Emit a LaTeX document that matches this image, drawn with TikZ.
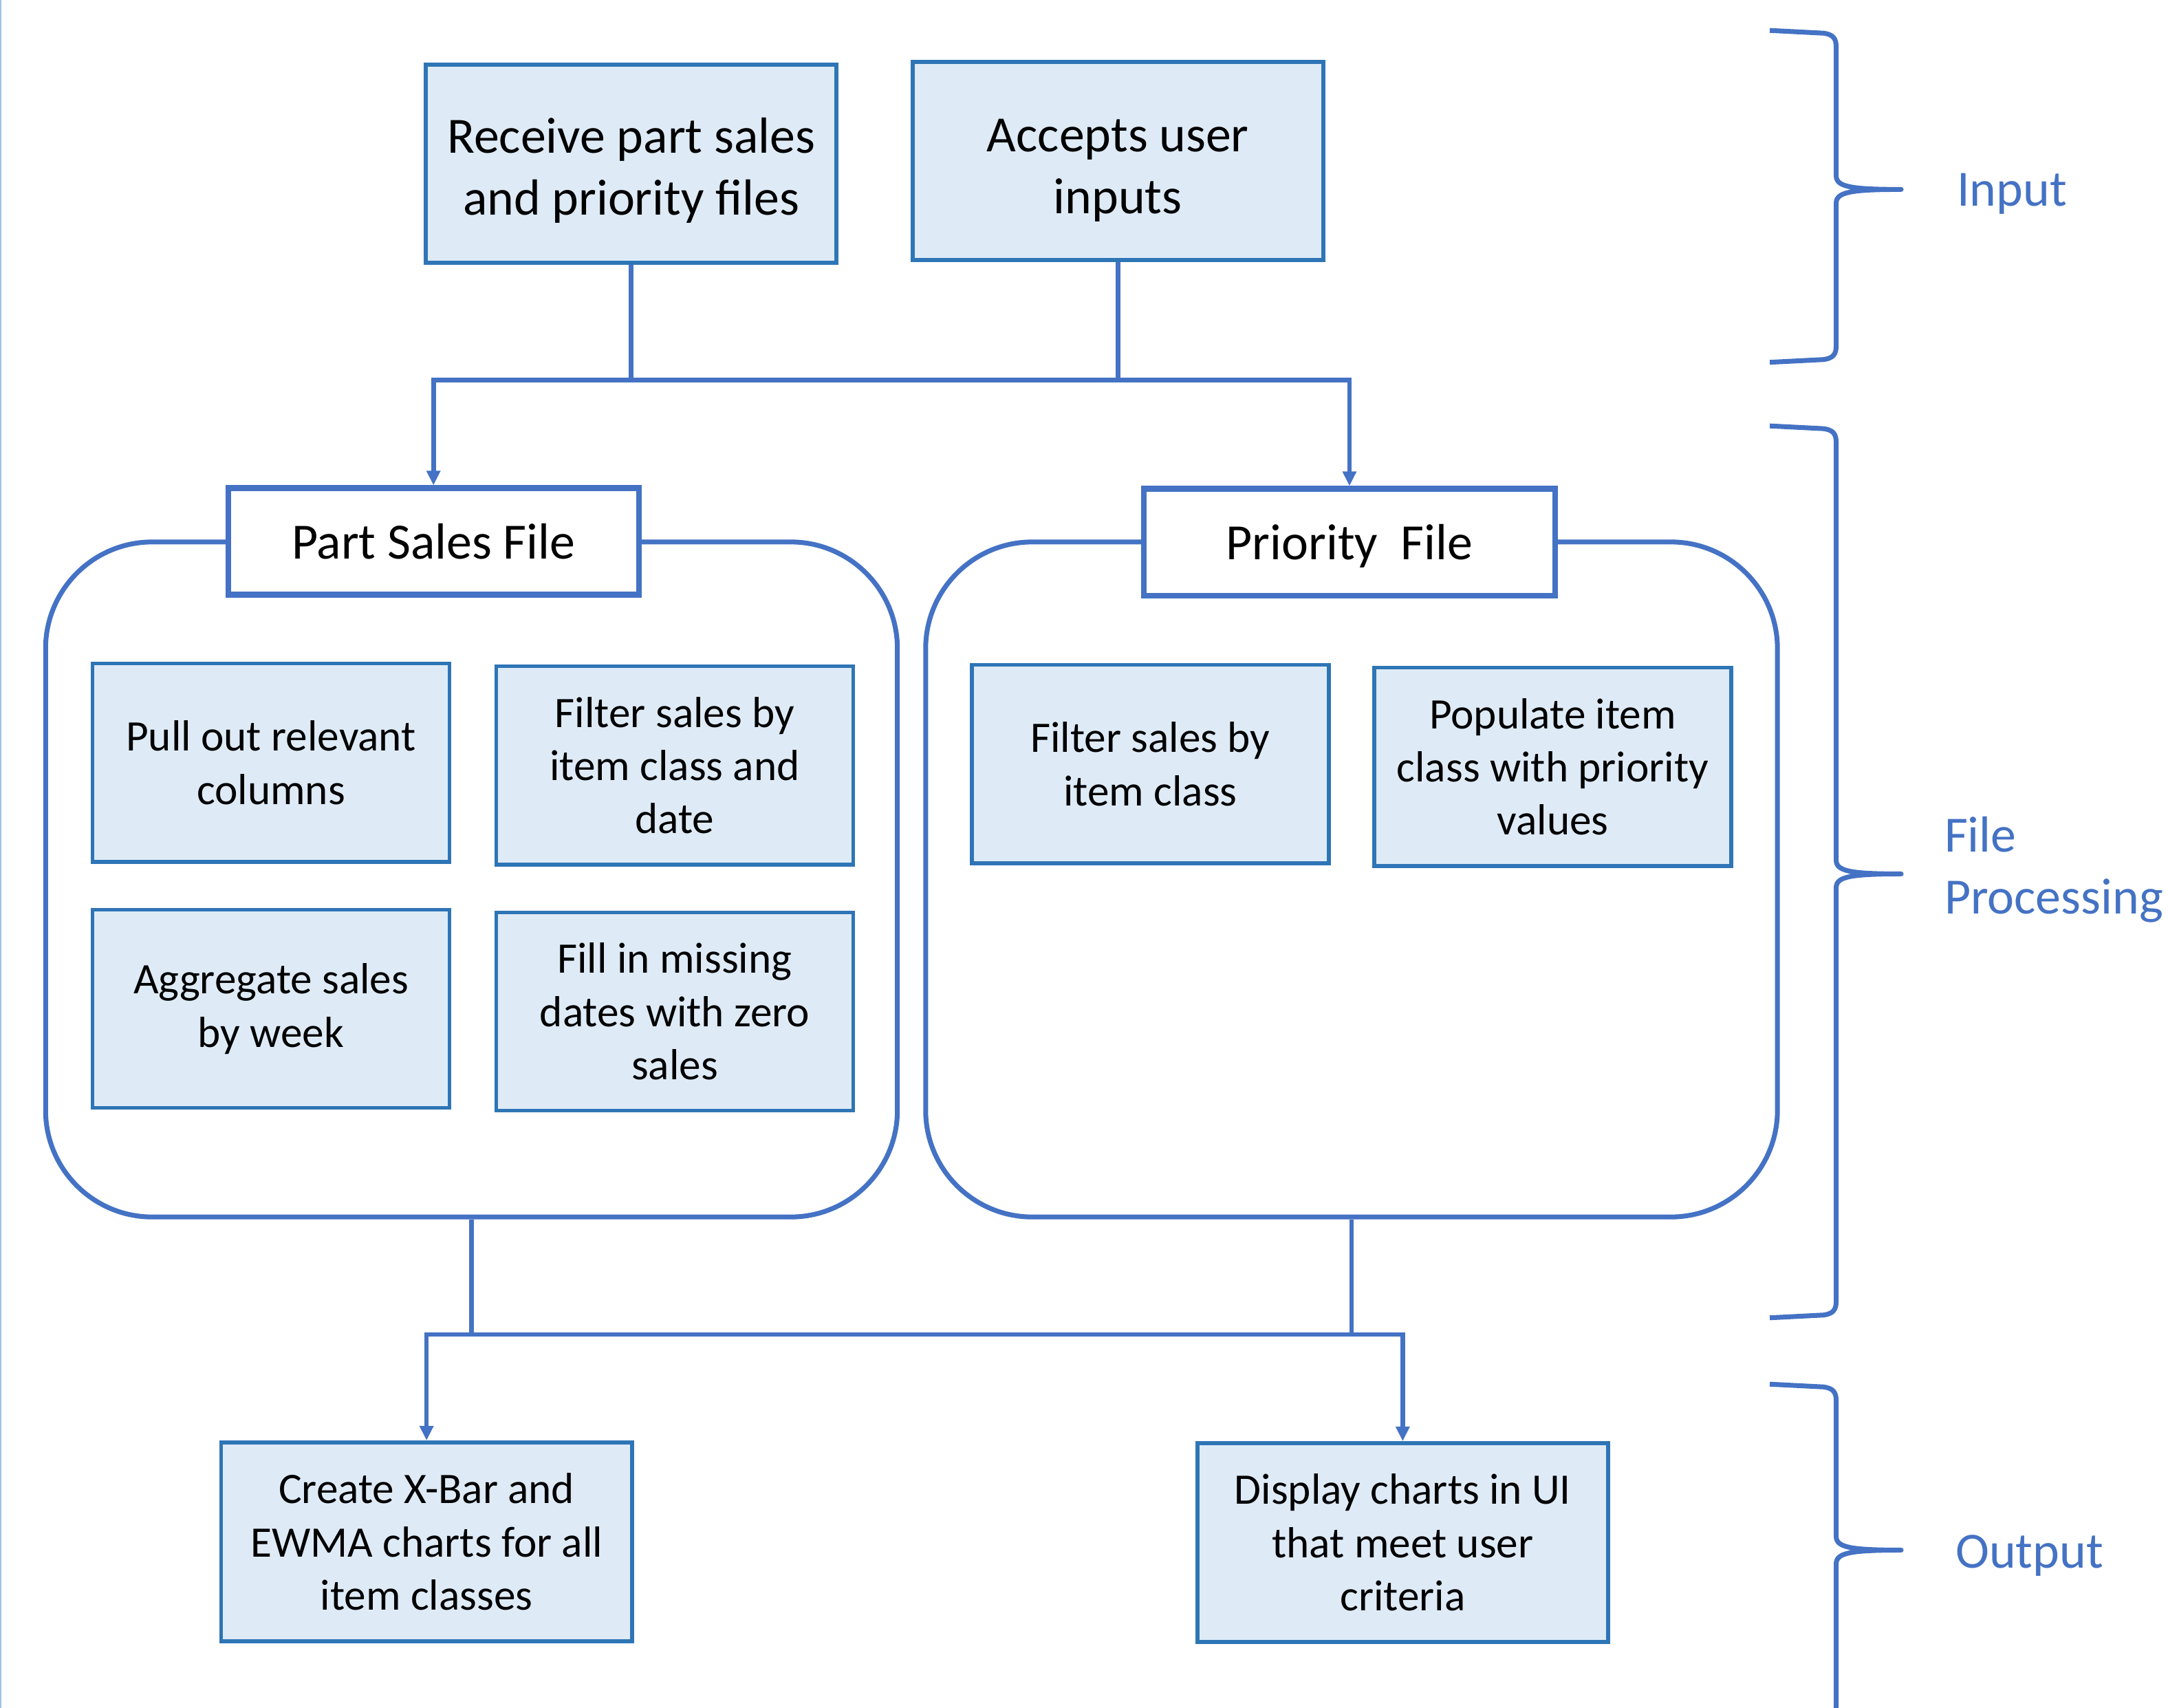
\documentclass[tikz,border=0pt]{standalone}
\usepackage{fontspec}
\setmainfont{Carlito}
\usetikzlibrary{arrows.meta}

\definecolor{boxblue}{HTML}{2E75B6}
\definecolor{lineblue}{HTML}{4472C4}
\definecolor{boxfill}{HTML}{DEEBF7}
\definecolor{edgeblue}{HTML}{9DC3E6}

\begin{document}
\begin{tikzpicture}[x=0.020102cm,y=-0.020102cm]
  \tikzstyle{task}=[rectangle,draw=boxblue,fill=boxfill,line width=1.7pt,minimum width=5.97cm,minimum height=2.88cm,align=center,font=\fontsize{21}{25.6}\selectfont]
  \tikzstyle{subtask}=[rectangle,draw=boxblue,fill=boxfill,line width=1.6pt,minimum width=5.19cm,minimum height=2.88cm,align=center,font=\fontsize{18}{22}\selectfont]
  \tikzstyle{outtask}=[subtask,minimum width=5.97cm,minimum height=2.89cm]
  \tikzstyle{header}=[rectangle,draw=lineblue,fill=white,line width=2.3pt,minimum width=5.97cm,minimum height=1.55cm,text depth=0pt,font=\fontsize{21}{25.6}\selectfont]
  \tikzstyle{group}=[rectangle,draw=lineblue,line width=2pt,rounded corners=1.55cm,minimum width=12.38cm,minimum height=9.81cm]
  \tikzstyle{link}=[draw=lineblue,line width=1.9pt]
  \tikzstyle{brace}=[draw=lineblue,line width=2pt,line join=round]
  \tikzstyle{phase}=[anchor=west,inner sep=0pt,text=lineblue,align=left,font=\fontsize{21}{25.6}\selectfont]

  \clip (0,0) rectangle (1568,1235);
  \draw[edgeblue,line width=0.6pt] (0.6,0) -- (0.6,1235);

  % input
  \node[task] (recv) at (456.5,118.5) {\rule{0pt}{20pt}Receive part sales\\and priority files};
  \node[task] (accept) at (808.5,116.5) {\rule{0pt}{21pt}Accepts user\\inputs};

  % file processing
  \node[group] (psc) at (341,636) {};
  \node[group] (prc) at (977.5,636) {};
  \node[header] (psf) at (313.5,391.5) {Part Sales File};
  \node[header] (prf) at (976,392) {Priority\ \ File};

  \node[subtask] (pull) at (196,551.5) {Pull out relevant\\columns};
  \node[subtask] (filt) at (488,553.5) {Filter sales by\\item class and\\date};
  \node[subtask] (aggr) at (196,729.5) {Aggregate sales\\by week};
  \node[subtask] (fill) at (488,731.5) {Fill in missing\\dates with zero\\sales};
  \node[subtask] (pfilt) at (832,552.5) {Filter sales by\\item class};
  \node[subtask] (popu) at (1123,554.5) {Populate item\\class with priority\\values};

  % output
  \node[outtask] (xbar) at (308.5,1115) {Create X-Bar and\\EWMA charts for all\\item classes};
  \node[outtask] (disp) at (1014.5,1115.5) {Display charts in UI\\that meet user\\criteria};

  \coordinate (jtop) at (0,275);
  \coordinate (jbot) at (0,965);

  \draw[link] (recv.south) -- (recv.south |- jtop);
  \draw[link] (accept.south) -- (accept.south |- jtop);
  \draw[link,{Triangle[width=5.5pt,length=6pt]}-{Triangle[width=5.5pt,length=6pt]}] (psf.north) -- (psf.north |- jtop) -- (prf.north |- jtop) -- (prf.north);

  \draw[link] (psc.south) -- (psc.south |- jbot);
  \draw[link] (prc.south) -- (prc.south |- jbot);
  \draw[link,{Triangle[width=5.5pt,length=6pt]}-{Triangle[width=5.5pt,length=6pt]}] (xbar.north) -- (xbar.north |- jbot) -- (disp.north |- jbot) -- (disp.north);

  % braces
  \foreach \t/\m/\b in {22/137/262,308/632/953,1001/1121/1245}
    \draw[brace] (1280,\t) -- (1319,\t+2) .. controls (1326,\t+3) and (1328,\t+6) .. (1328,\t+12)
      -- (1328,\m-10) .. controls (1328,\m-2) and (1338,\m) .. (1375,\m)
      .. controls (1338,\m) and (1328,\m+2) .. (1328,\m+10)
      -- (1328,\b-12) .. controls (1328,\b-6) and (1326,\b-3) .. (1319,\b-2) -- (1280,\b);

  \node[phase] (inp) at (1415,140) {Input};
  \node[phase] (proc) at (1406,629) {File\\Processing};
  \node[phase] (outp) at (1414,1125) {Output};
\end{tikzpicture}
\end{document}
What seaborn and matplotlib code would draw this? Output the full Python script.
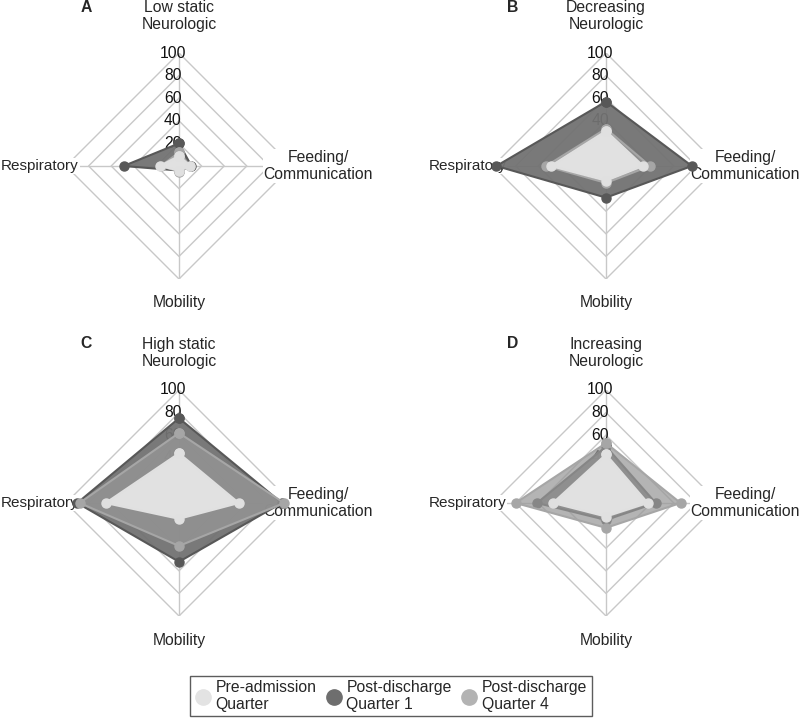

WHAT YOU ARE ASKED TO DO: Omit any images, then output the listing exactly.

FINISHED TASK:
Emit a LaTeX document that matches this image, drawn with TikZ.
\documentclass[tikz,border=0pt]{standalone}
\usepackage{fontspec}
\setmainfont{Carlito}
\usetikzlibrary{arrows.meta}

\definecolor{boxblue}{HTML}{2E75B6}
\definecolor{lineblue}{HTML}{4472C4}
\definecolor{boxfill}{HTML}{DEEBF7}
\definecolor{edgeblue}{HTML}{9DC3E6}

\begin{document}
\begin{tikzpicture}[x=0.020102cm,y=-0.020102cm]
  \tikzstyle{task}=[rectangle,draw=boxblue,fill=boxfill,line width=1.7pt,minimum width=5.97cm,minimum height=2.88cm,align=center,font=\fontsize{21}{25.6}\selectfont]
  \tikzstyle{subtask}=[rectangle,draw=boxblue,fill=boxfill,line width=1.6pt,minimum width=5.19cm,minimum height=2.88cm,align=center,font=\fontsize{18}{22}\selectfont]
  \tikzstyle{outtask}=[subtask,minimum width=5.97cm,minimum height=2.89cm]
  \tikzstyle{header}=[rectangle,draw=lineblue,fill=white,line width=2.3pt,minimum width=5.97cm,minimum height=1.55cm,text depth=0pt,font=\fontsize{21}{25.6}\selectfont]
  \tikzstyle{group}=[rectangle,draw=lineblue,line width=2pt,rounded corners=1.55cm,minimum width=12.38cm,minimum height=9.81cm]
  \tikzstyle{link}=[draw=lineblue,line width=1.9pt]
  \tikzstyle{brace}=[draw=lineblue,line width=2pt,line join=round]
  \tikzstyle{phase}=[anchor=west,inner sep=0pt,text=lineblue,align=left,font=\fontsize{21}{25.6}\selectfont]

  \clip (0,0) rectangle (1568,1235);
  \draw[edgeblue,line width=0.6pt] (0.6,0) -- (0.6,1235);

  % input
  \node[task] (recv) at (456.5,118.5) {\rule{0pt}{20pt}Receive part sales\\and priority files};
  \node[task] (accept) at (808.5,116.5) {\rule{0pt}{21pt}Accepts user\\inputs};

  % file processing
  \node[group] (psc) at (341,636) {};
  \node[group] (prc) at (977.5,636) {};
  \node[header] (psf) at (313.5,391.5) {Part Sales File};
  \node[header] (prf) at (976,392) {Priority\ \ File};

  \node[subtask] (pull) at (196,551.5) {Pull out relevant\\columns};
  \node[subtask] (filt) at (488,553.5) {Filter sales by\\item class and\\date};
  \node[subtask] (aggr) at (196,729.5) {Aggregate sales\\by week};
  \node[subtask] (fill) at (488,731.5) {Fill in missing\\dates with zero\\sales};
  \node[subtask] (pfilt) at (832,552.5) {Filter sales by\\item class};
  \node[subtask] (popu) at (1123,554.5) {Populate item\\class with priority\\values};

  % output
  \node[outtask] (xbar) at (308.5,1115) {Create X-Bar and\\EWMA charts for all\\item classes};
  \node[outtask] (disp) at (1014.5,1115.5) {Display charts in UI\\that meet user\\criteria};

  \coordinate (jtop) at (0,275);
  \coordinate (jbot) at (0,965);

  \draw[link] (recv.south) -- (recv.south |- jtop);
  \draw[link] (accept.south) -- (accept.south |- jtop);
  \draw[link,{Triangle[width=5.5pt,length=6pt]}-{Triangle[width=5.5pt,length=6pt]}] (psf.north) -- (psf.north |- jtop) -- (prf.north |- jtop) -- (prf.north);

  \draw[link] (psc.south) -- (psc.south |- jbot);
  \draw[link] (prc.south) -- (prc.south |- jbot);
  \draw[link,{Triangle[width=5.5pt,length=6pt]}-{Triangle[width=5.5pt,length=6pt]}] (xbar.north) -- (xbar.north |- jbot) -- (disp.north |- jbot) -- (disp.north);

  % braces
  \foreach \t/\m/\b in {22/137/262,308/632/953,1001/1121/1245}
    \draw[brace] (1280,\t) -- (1319,\t+2) .. controls (1326,\t+3) and (1328,\t+6) .. (1328,\t+12)
      -- (1328,\m-10) .. controls (1328,\m-2) and (1338,\m) .. (1375,\m)
      .. controls (1338,\m) and (1328,\m+2) .. (1328,\m+10)
      -- (1328,\b-12) .. controls (1328,\b-6) and (1326,\b-3) .. (1319,\b-2) -- (1280,\b);

  \node[phase] (inp) at (1415,140) {Input};
  \node[phase] (proc) at (1406,629) {File\\Processing};
  \node[phase] (outp) at (1414,1125) {Output};
\end{tikzpicture}
\end{document}
What seaborn and matplotlib code would draw this? Output the full Python script.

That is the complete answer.